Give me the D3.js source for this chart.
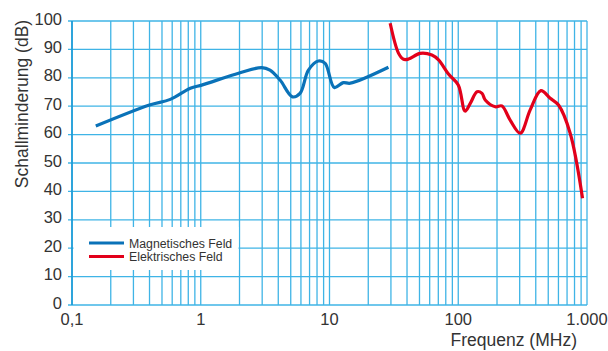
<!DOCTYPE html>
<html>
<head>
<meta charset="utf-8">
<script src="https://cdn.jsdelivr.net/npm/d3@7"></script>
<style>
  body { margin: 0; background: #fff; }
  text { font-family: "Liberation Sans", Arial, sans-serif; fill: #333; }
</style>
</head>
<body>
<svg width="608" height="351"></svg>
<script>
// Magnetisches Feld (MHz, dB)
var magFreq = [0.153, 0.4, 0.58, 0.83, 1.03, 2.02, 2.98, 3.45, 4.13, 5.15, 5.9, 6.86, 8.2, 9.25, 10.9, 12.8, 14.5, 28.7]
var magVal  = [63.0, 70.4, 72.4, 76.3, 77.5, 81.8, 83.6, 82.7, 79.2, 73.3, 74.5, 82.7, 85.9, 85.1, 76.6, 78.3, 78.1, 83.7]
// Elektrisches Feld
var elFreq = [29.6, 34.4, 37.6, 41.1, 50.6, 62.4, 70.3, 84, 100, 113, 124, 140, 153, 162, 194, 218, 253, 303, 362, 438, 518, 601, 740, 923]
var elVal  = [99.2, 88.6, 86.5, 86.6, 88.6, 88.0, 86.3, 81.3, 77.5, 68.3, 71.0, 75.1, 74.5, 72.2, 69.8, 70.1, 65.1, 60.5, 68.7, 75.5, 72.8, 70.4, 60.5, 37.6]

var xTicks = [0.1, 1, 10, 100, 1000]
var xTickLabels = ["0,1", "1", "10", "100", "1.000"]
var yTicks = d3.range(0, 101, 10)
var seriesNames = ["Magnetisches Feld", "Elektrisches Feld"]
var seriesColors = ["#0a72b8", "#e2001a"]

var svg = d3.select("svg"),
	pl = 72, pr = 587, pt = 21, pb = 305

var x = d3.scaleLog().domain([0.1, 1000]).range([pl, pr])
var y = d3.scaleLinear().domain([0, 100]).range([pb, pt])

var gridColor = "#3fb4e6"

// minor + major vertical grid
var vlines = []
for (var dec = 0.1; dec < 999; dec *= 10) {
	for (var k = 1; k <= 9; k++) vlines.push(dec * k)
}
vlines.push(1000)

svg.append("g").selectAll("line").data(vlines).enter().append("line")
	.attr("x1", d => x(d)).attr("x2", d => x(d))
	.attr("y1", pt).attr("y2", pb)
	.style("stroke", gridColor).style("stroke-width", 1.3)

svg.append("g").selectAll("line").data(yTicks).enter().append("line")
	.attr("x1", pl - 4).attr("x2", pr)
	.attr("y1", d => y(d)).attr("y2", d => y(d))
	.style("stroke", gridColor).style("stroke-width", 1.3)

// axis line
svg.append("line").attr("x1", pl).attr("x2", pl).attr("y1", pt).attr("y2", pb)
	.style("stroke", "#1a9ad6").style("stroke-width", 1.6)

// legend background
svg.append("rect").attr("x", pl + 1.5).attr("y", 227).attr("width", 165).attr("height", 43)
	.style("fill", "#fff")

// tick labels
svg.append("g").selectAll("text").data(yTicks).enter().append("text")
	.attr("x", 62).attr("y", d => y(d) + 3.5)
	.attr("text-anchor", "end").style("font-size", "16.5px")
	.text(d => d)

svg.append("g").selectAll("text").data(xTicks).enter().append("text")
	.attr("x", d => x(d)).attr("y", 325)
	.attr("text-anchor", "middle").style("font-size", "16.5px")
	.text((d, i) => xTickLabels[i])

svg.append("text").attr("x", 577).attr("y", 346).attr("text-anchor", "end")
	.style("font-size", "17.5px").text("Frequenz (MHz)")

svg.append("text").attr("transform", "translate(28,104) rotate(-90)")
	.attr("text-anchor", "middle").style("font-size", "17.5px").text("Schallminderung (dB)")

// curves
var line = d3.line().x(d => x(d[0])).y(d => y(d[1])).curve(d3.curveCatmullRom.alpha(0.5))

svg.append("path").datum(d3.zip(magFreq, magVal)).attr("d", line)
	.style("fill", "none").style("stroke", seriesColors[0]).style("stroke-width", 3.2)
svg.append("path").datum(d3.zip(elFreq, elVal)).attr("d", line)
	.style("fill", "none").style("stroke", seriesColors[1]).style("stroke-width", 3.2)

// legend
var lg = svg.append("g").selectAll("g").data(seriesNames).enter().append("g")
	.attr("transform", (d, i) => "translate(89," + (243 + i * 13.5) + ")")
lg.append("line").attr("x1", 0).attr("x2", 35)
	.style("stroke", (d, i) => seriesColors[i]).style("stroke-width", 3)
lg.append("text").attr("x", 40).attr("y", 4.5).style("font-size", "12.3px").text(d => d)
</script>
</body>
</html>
───
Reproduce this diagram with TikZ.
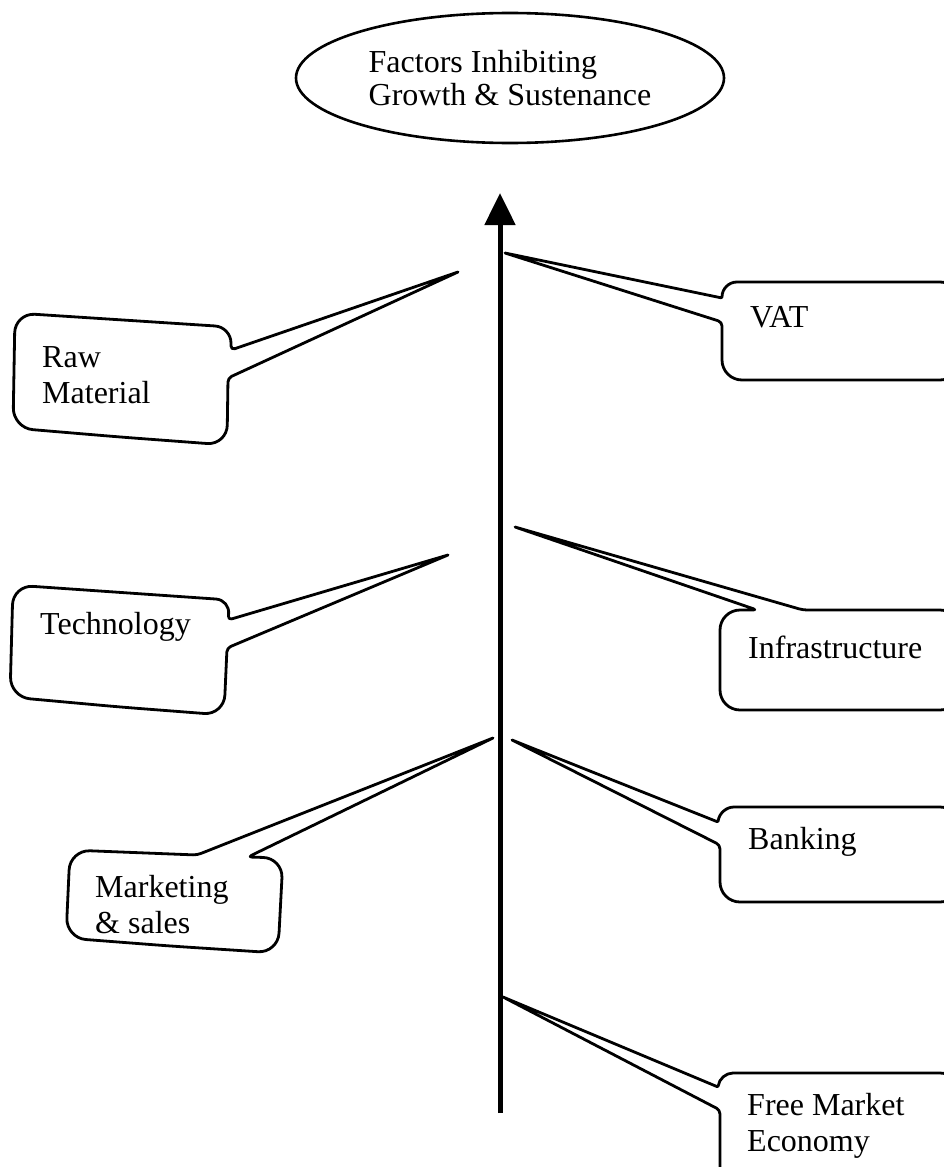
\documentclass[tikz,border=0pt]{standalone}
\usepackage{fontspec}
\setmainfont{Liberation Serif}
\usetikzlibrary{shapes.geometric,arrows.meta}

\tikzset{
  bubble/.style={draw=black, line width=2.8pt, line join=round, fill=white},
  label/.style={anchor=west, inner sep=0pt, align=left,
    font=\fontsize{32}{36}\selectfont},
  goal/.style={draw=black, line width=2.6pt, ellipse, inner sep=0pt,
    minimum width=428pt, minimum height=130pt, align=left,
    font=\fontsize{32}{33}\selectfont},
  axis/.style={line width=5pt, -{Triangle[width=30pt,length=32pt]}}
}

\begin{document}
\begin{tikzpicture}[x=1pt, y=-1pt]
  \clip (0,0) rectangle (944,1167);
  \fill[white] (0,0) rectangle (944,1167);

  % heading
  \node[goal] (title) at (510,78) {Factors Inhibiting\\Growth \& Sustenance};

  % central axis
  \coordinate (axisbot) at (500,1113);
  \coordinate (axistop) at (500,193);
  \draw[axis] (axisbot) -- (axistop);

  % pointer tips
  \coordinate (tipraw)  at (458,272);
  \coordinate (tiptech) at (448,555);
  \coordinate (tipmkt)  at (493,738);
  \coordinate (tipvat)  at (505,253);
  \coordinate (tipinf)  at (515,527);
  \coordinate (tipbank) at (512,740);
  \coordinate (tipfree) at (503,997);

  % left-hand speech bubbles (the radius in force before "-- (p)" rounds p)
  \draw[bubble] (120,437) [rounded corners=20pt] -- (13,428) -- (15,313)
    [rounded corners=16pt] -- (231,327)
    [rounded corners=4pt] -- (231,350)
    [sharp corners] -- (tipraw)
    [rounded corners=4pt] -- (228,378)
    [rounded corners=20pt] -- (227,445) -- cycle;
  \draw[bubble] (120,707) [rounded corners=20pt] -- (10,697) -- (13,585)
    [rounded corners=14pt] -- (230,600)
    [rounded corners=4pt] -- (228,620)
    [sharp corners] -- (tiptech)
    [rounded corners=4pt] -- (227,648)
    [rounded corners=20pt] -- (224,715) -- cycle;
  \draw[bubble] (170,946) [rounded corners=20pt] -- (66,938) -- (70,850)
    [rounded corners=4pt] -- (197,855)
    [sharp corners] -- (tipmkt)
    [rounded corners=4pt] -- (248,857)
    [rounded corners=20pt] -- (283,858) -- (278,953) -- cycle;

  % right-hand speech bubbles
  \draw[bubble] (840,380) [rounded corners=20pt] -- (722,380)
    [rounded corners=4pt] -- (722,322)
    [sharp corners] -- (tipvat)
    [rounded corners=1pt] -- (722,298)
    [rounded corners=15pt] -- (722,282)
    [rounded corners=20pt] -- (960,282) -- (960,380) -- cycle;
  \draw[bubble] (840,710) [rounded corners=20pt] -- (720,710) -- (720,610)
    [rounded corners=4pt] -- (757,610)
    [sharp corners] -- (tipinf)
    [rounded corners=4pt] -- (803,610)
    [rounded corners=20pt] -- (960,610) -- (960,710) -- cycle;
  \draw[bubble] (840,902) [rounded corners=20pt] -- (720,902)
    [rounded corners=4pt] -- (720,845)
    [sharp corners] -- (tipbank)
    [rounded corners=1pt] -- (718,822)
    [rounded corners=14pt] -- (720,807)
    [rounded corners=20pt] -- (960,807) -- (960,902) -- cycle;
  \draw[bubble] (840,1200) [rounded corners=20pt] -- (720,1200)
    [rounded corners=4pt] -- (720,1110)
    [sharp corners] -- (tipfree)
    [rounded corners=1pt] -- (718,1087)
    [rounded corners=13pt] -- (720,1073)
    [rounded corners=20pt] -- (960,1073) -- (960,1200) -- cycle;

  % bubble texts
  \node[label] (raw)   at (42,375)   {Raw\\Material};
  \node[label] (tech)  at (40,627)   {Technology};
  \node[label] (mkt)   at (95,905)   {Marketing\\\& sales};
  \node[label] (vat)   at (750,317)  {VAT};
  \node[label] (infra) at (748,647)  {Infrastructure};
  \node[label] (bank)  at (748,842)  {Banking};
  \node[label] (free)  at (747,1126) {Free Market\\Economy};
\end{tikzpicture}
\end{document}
───
## Given exercise:
Without the pictures, write out exactly the lines from the one that has "Reproduce this diagram with TikZ." down to the one that has "(title) at (510,78)", both included.

## Final answer:
Reproduce this diagram with TikZ.
\documentclass[tikz,border=0pt]{standalone}
\usepackage{fontspec}
\setmainfont{Liberation Serif}
\usetikzlibrary{shapes.geometric,arrows.meta}

\tikzset{
  bubble/.style={draw=black, line width=2.8pt, line join=round, fill=white},
  label/.style={anchor=west, inner sep=0pt, align=left,
    font=\fontsize{32}{36}\selectfont},
  goal/.style={draw=black, line width=2.6pt, ellipse, inner sep=0pt,
    minimum width=428pt, minimum height=130pt, align=left,
    font=\fontsize{32}{33}\selectfont},
  axis/.style={line width=5pt, -{Triangle[width=30pt,length=32pt]}}
}

\begin{document}
\begin{tikzpicture}[x=1pt, y=-1pt]
  \clip (0,0) rectangle (944,1167);
  \fill[white] (0,0) rectangle (944,1167);

  % heading
  \node[goal] (title) at (510,78) {Factors Inhibiting\\Growth \& Sustenance};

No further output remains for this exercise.